Dr. Seuss was not only employed to help kids read, he wrote his stories to make kids think. "Horton Hears a Who" written as a plea for tolerance in an intolerant time,***** and its message "A person's a person no matter how small" has been co-opted by the anti-abortion crowd--Mrs. Dr. Seuss was quite miffed when the premiere was disrupted by chanting protesters, whereas the good Dr. would have tried to kick their collective asses (he threatened to sue one group for using the quote on their stationary)--and this movie is full of messages for all to read into. There's a climate change theme, there's the intolerance theme, there's the "be-yourself" theme, the "tyranny of the mob" theme, the impotent figurehead-non-democratic council-strength in numbers democracy theme, the "make yourself heard" theme, and the fact the mayor has 97 children (96 girls and 1 boy) and uses a timer to allocate only so many seconds of attention to each should say something to somebody. It tends to put a fuzzy edge to "I meant what I said, and I said what I meant"
But "Horton Hears a Who" is faithful. Almost 100%
"Horton Hears a Who" is a full-price ticket. See it in a theater. Really.
* Well, not really, but I've always wanted to write that, seeing as how so many "chat-room fan-boys" out there have written the phrase every time somebody has done something that doesn't fit into their limited "world-view." It's the semi-adult version of stamping your little foot. Frankly, I'd rather they held their breath.
**We won't see anything done with Private Snafu--with which he collaborated with the Termite Terrace crowd--that would make an interesting law-suit if Warner Brothers decided to cash in on the Seuss name--or some of his more racy material.

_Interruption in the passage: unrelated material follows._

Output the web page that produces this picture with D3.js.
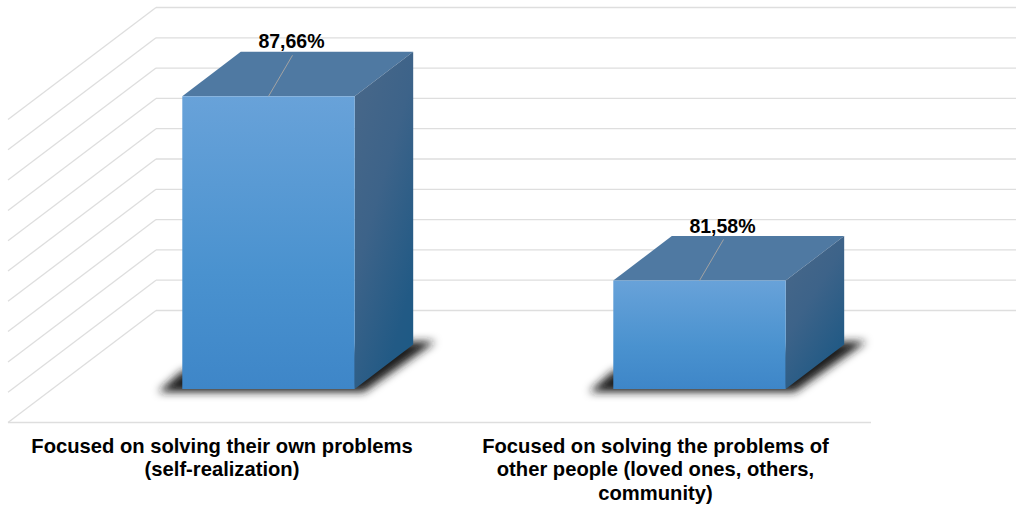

*** Even before the Chuck Jones-produced "The Grinch Who Stole Christmas" or the original cartoon version of "Horton Hears a Who," Geisel worked with Bob Clampett and Warner Brothers to make a short of "Horton Hatches an Egg" 1n 1942.
**** Jimmy Hayward, who along with Steve Martino, directed "Horton..." was a Pixar animator. It's their first feature...well done.
***** Geisel was a leftist--but his buzzard Vlad Vladikoff, is surely Soviet-based, and, supposedly the Wikersham Brothers --the ape-boys (who are animated splendidly in this) are based on Sen. Joseph McCarthy.